Mikkel Munch Krause (born 2 October 1988) is a Danish curler from Hvidovre. He is a former World Junior champion.

==Curling career==
===Junior===
As a junior curler, Krause represented Denmark at seven World Junior Curling Championships. His first was in 2004, when he played second on a team skipped by Kenneth Jørgensen. The team finished 2–7 at the tournament, finishing in last place. At the 2005 World Junior Curling Championships, he was the alternate on the team but played in six games. The team improved, finishing with a 4–5 record, tied for fifth. At the 2006 World Junior Curling Championships, he played third on the team, now skipped by Rasmus Stjerne. The team again finished 4–5, tied for fifth. At the 2007 World Junior Curling Championships, the team improved once again, going 6–3 in the round robin. This put them in a tiebreaker against the United States, which they won, followed by a loss to Canada in the semifinal and Switzerland in the bronze medal game, settling for fourth overall. The team had less success at the 2008 World Junior Curling Championships, going 4–5 (7th place), but did much better in 2009. At the 2009 World Juniors, the team finished the round robin with a 7–2 record, in second place. This put them into the page playoffs in the 1 vs. 2 game against Canada. While they lost this game, they remained alive in the playoffs, and they won their semifinal match against the United States and then beat Canada in a rematch in the gold medal final. In his last year of junior eligibility, Krause was promoted as skip of the Danish team. Skipping a team of Oliver Dupont, Tobias Thune, and Troels Harry, Krause led Denmark to a 2–7 record at the 2010 World Junior Curling Championships, placing 8th.

===Men's career===
Krause played for the Danish men's team for the first time at the 2010 European Curling Championships. Playing third from Stjerne, the team went 6–3 in the round robin, placing fourth and making the last playoff spot. The team beat Germany in the 3 vs. 4 page playoff game, then beat Switzerland in the semifinal. The team finally met their match in the final, where they lost to Norway, winning the silver medal in the process.
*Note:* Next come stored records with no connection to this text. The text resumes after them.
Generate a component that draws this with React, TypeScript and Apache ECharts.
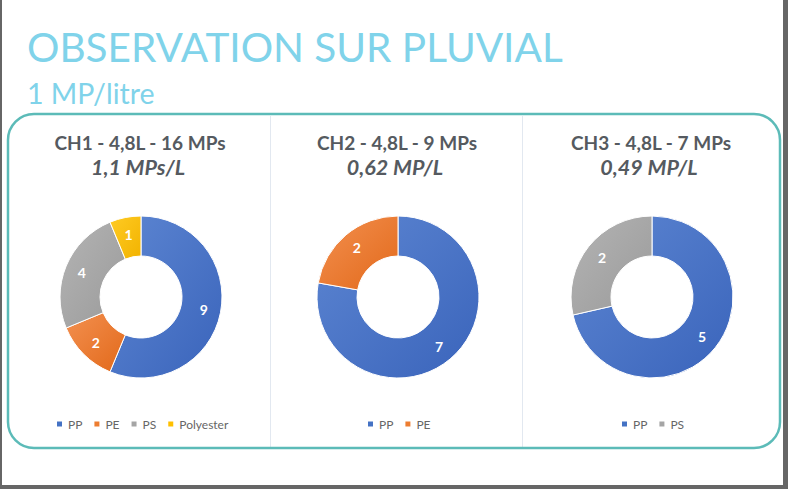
import React, { useEffect, useRef } from "react";
import * as echarts from "echarts";

const pageTitle = "OBSERVATION SUR PLUVIAL";
const pageSubtitle = "1 MP/litre";

const chartTitles = ["CH1 - 4,8L - 16 MPs", "CH2 - 4,8L - 9 MPs", "CH3 - 4,8L - 7 MPs"];
const chartSubtitles = ["1,1 MPs/L", "0,62 MP/L", "0,49 MP/L"];

const ch1Names = ["PP", "PE", "PS", "Polyester"];
const ch1Values = [9, 2, 4, 1];
const ch2Names = ["PP", "PE"];
const ch2Values = [7, 2];
const ch3Names = ["PP", "PS"];
const ch3Values = [5, 2];

const COLORS: Record<string, [string, string, string]> = {
  PP: ["#5d86d2", "#3a64bb", "#4472c4"],
  PE: ["#f39050", "#e2691a", "#ed7d31"],
  PS: ["#b4b4b4", "#9a9a9a", "#a5a5a5"],
  Polyester: ["#ffcb24", "#f2b300", "#ffc000"],
};

const CENTERS_X = [141, 398, 652];
const LEGEND_LEFT = [55, 366, 620];
const CENTER_Y = 297;
const TEXT_DARK = "#555a60";
const FONT = "Lato, 'Open Sans', sans-serif";

function grad(name: string) {
  const c = COLORS[name];
  return new echarts.graphic.LinearGradient(0, 0, 1, 1, [
    { offset: 0, color: c[0] },
    { offset: 1, color: c[1] },
  ]);
}

export default function App() {
  const ref = useRef<HTMLDivElement>(null);

  useEffect(() => {
    document.body.style.margin = "0";
    if (!ref.current) return;
    const chart = echarts.init(ref.current, undefined, { renderer: "svg" });

    const groups = [
      { names: ch1Names, values: ch1Values },
      { names: ch2Names, values: ch2Values },
      { names: ch3Names, values: ch3Values },
    ];

    const series = groups.map((g, i) => ({
      type: "pie",
      name: chartTitles[i],
      center: [CENTERS_X[i], CENTER_Y],
      radius: [41, 81],
      startAngle: 90,
      clockwise: true,
      avoidLabelOverlap: false,
      itemStyle: { borderColor: "#ffffff", borderWidth: 1 },
      label: {
        show: true,
        position: "inside",
        formatter: "{c}",
        color: "#ffffff",
        fontFamily: FONT,
        fontWeight: "bold",
        fontSize: 14,
      },
      labelLine: { show: false },
      emphasis: { disabled: true },
      data: g.names.map((n, k) => ({
        name: n,
        value: g.values[k],
        itemStyle: { color: grad(n) },
      })),
    }));

    const legends = groups.map((g, i) => ({
      orient: "horizontal",
      left: LEGEND_LEFT[i],
      top: 417,
      padding: 0,
      icon: "rect",
      itemWidth: 7,
      itemHeight: 7,
      itemGap: 10,
      selectedMode: false,
      textStyle: { color: "#666666", fontSize: 12, lineHeight: 14, fontFamily: FONT },
      data: g.names.map((n) => ({ name: n, itemStyle: { color: COLORS[n][2] } })),
    }));

    const txt = (text: string, x: number, y: number, font: string, fill: string, align: string) => ({
      type: "text",
      x,
      y,
      style: {
        text,
        fill,
        font,
        align,
        textAlign: align,
        verticalAlign: "middle",
        textVerticalAlign: "middle",
      },
    });

    const graphics: any[] = [
      { type: "rect", shape: { x: 0, y: 0, width: 2, height: 489 }, style: { fill: "#666666" }, z: 1 },
      { type: "rect", shape: { x: 783, y: 0, width: 5, height: 489 }, style: { fill: "#666666" }, z: 1 },
      { type: "rect", shape: { x: 0, y: 485, width: 788, height: 4 }, style: { fill: "#666666" }, z: 1 },
      txt(pageTitle, 27, 46, `400 40.5px ${FONT}`, "#80d3ea", "left"),
      txt(pageSubtitle, 27, 93, `400 28.5px ${FONT}`, "#80d3ea", "left"),
      {
        type: "rect",
        shape: { x: 8, y: 114, width: 772, height: 334, r: 26 },
        style: { fill: "rgba(0,0,0,0)", stroke: "#5cbbb8", lineWidth: 2.5 },
        z: 1,
      },
      { type: "line", shape: { x1: 270.5, y1: 116, x2: 270.5, y2: 447 }, style: { stroke: "#e2e8f0", lineWidth: 1 }, z: 0 },
      { type: "line", shape: { x1: 522.5, y1: 116, x2: 522.5, y2: 447 }, style: { stroke: "#e2e8f0", lineWidth: 1 }, z: 0 },
    ];

    chartTitles.forEach((t, i) => {
      graphics.push(txt(t, CENTERS_X[i] - 1, 142, `bold 19px ${FONT}`, TEXT_DARK, "center"));
      graphics.push(txt(chartSubtitles[i], CENTERS_X[i] - 3, 167, `italic bold 21.5px ${FONT}`, TEXT_DARK, "center"));
    });

    chart.setOption({
      animation: false,
      backgroundColor: "#ffffff",
      legend: legends,
      series,
      graphic: { elements: graphics },
    });

    return () => chart.dispose();
  }, []);

  return <div ref={ref} style={{ width: 788, height: 489 }} />;
}
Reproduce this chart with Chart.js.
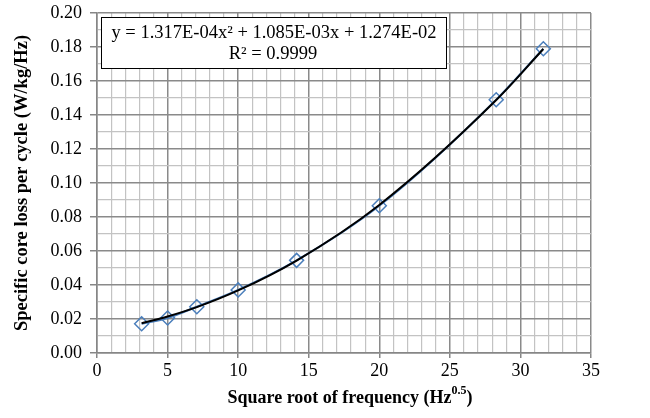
<!DOCTYPE html>
<html>
<head>
<meta charset="utf-8">
<script src="https://cdn.jsdelivr.net/npm/chart.js@4"></script>
<style>
  html, body { margin: 0; padding: 0; background: #fff; }
  #wrap { width: 650px; height: 418px; }
</style>
</head>
<body>
<div id="wrap"><canvas id="c" width="650" height="418"></canvas></div>
<script>
// square root of frequency (Hz^0.5) and measured loss per cycle
const sqrtFreq = [3.162, 5.0, 7.071, 10.0, 14.142, 20.0, 28.284, 31.623];
const lossPerCycle = [0.0172, 0.0206, 0.0272, 0.0371, 0.0545, 0.0866, 0.1490, 0.1790];
// polynomial trendline at the same x positions
const trendLoss = [0.0175, 0.0215, 0.0270, 0.0368, 0.0544, 0.0871, 0.1488, 0.1788];

const equationText = 'y = 1.317E-04x\u00b2 + 1.085E-03x + 1.274E-02';
const r2Text = 'R\u00b2 = 0.9999';

const serif = '"Liberation Serif", "Times New Roman", serif';
const majorGrid = '#8a8a8a';
const minorGrid = '#c3c3c3';

const toPts = (xs, ys) => xs.map((x, i) => ({ x, y: ys[i] }));

// equation box + x title with real superscript
const extras = {
  id: 'extras',
  afterDraw(chart) {
    const ctx = chart.ctx;
    ctx.save();

    // trendline label box
    ctx.fillStyle = '#fff';
    ctx.fillRect(101.5, 17.5, 345, 51);
    ctx.strokeStyle = '#000';
    ctx.lineWidth = 1;
    ctx.strokeRect(101.5, 17.5, 345, 51);
    ctx.fillStyle = '#000';
    ctx.font = '18.5px ' + serif;
    ctx.textAlign = 'center';
    ctx.textBaseline = 'middle';
    ctx.fillText(equationText, 274, 33);
    ctx.fillText(r2Text, 273, 54);

    // x axis title
    const mainFont = 'bold 18px ' + serif;
    const supFont = 'bold 12px ' + serif;
    const a = 'Square root of frequency (Hz';
    const s = '0.5';
    const b = ')';
    ctx.font = mainFont;
    const wa = ctx.measureText(a).width;
    const wb = ctx.measureText(b).width;
    ctx.font = supFont;
    const ws = ctx.measureText(s).width;
    const total = wa + ws + wb;
    let x = 350 - total / 2;
    const y = 398;
    ctx.textAlign = 'left';
    ctx.textBaseline = 'middle';
    ctx.font = mainFont;
    ctx.fillText(a, x, y);
    x += wa;
    ctx.font = supFont;
    ctx.fillText(s, x, y - 7);
    x += ws;
    ctx.font = mainFont;
    ctx.fillText(b, x, y);
    ctx.restore();
  }
};

new Chart(document.getElementById('c'), {
  type: 'scatter',
  data: {
    datasets: [
      {
        label: 'Trend',
        data: toPts(sqrtFreq, trendLoss),
        showLine: true,
        borderColor: '#000',
        borderWidth: 2,
        pointRadius: 0,
        cubicInterpolationMode: 'monotone',
        order: 0
      },
      {
        label: 'Measured',
        data: toPts(sqrtFreq, lossPerCycle),
        showLine: true,
        borderColor: '#4a7ebb',
        borderWidth: 2,
        cubicInterpolationMode: 'monotone',
        pointStyle: 'rectRot',
        pointRadius: 7,
        pointBorderWidth: 1.5,
        pointBorderColor: '#4a7ebb',
        pointBackgroundColor: 'rgba(255,255,255,0)',
        order: 1
      }
    ]
  },
  options: {
    responsive: false,
    animation: false,
    layout: { padding: { left: 0, top: 13, right: 59, bottom: 0 } },
    plugins: {
      legend: { display: false },
      tooltip: { enabled: false }
    },
    scales: {
      x: {
        type: 'linear',
        min: 0,
        max: 35,
        afterFit: s => { s.height = 65; s.paddingLeft = 0; s.paddingRight = 0; },
        border: { color: '#868686', width: 1.5 },
        grid: {
          color: c => (c.tick.value % 5 === 0 ? majorGrid : minorGrid),
          tickColor: c => (c.tick.value % 5 === 0 ? '#868686' : 'rgba(0,0,0,0)'),
          lineWidth: c => (c.tick.value % 5 === 0 ? 1.5 : 1.2),
          tickLength: 5
        },
        ticks: {
          stepSize: 1,
          autoSkip: false,
          maxRotation: 0,
          padding: 2,
          color: '#000',
          font: { family: serif, size: 18 },
          callback: v => (v % 5 === 0 ? String(v) : '')
        }
      },
      y: {
        min: 0,
        max: 0.2,
        afterFit: s => { s.width = 97; s.paddingTop = 0; s.paddingBottom = 0; },
        border: { color: '#868686', width: 1.5 },
        grid: {
          color: c => (Math.round(c.tick.value * 100) % 2 === 0 ? majorGrid : minorGrid),
          tickColor: c => (Math.round(c.tick.value * 100) % 2 === 0 ? '#868686' : 'rgba(0,0,0,0)'),
          lineWidth: c => (Math.round(c.tick.value * 100) % 2 === 0 ? 1.5 : 1.2),
          tickLength: 7
        },
        ticks: {
          stepSize: 0.01,
          autoSkip: false,
          padding: 8,
          color: '#000',
          font: { family: serif, size: 18 },
          callback: v => (Math.round(v * 100) % 2 === 0 ? v.toFixed(2) : '')
        },
        title: {
          display: true,
          text: 'Specific core loss per cycle (W/kg/Hz)',
          color: '#000',
          font: { family: serif, size: 18.5, weight: 'bold' },
          padding: { top: 11, bottom: 0 }
        }
      }
    }
  },
  plugins: [extras]
});
</script>
</body>
</html>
Krause next played for the Danish men's team at the 2014 European Curling Championships, still playing third for Stjerne. There, the team went 1–8, finishing in 9th place. Krause left the Stjerne rink in 2015.

Over the next few years, Denmark was relegated to the "C" tournament at the European Championships. Krause was tasked with skipping the Danish team at the 2018 European Championship C Division, played several months before the main tournament. Krause and teammates Mads Nørgaard, Daniel Abrahamsen and Ulrik Damm won the tournament with a perfect 8–0 record, securing Denmark a spot at the B Division of the main tournament. Denmark also won the B Division, earning the country a berth at the 2019 European Curling Championships. Krause skipped the Danish team at the 2019 Euros as well and led his team of Nørgaard, Tobias Engelhardt, Henrik Holtermann, and Kasper Wiksten to a 5–4 round robin record. This put them in the playoffs, where they lost the semifinal to Switzerland's Yannick Schwaller rink and the bronze medal game to Scotland's Ross Paterson team.

Krause played in his first World Men's Curling Championships in 2021, throwing fourth stones on the team, which is skipped by Nørgård. The team finished in eleventh place with a 3–10 record.

===Mixed career===
Krause represented Denmark at the 2014 European Mixed Curling Championship, playing third for Madeleine Dupont. The team won their group with a 7–1 record but lost to Switzerland in the quarterfinals.

==Personal life==
Krause works as a forwarder or courier. He is the son of four-time Danish Olympian and three-time worlds bronze medal winner Malene Krause and ten-time Danish men's champion Gert Larsen, who represented Denmark once at the Winter Olympics.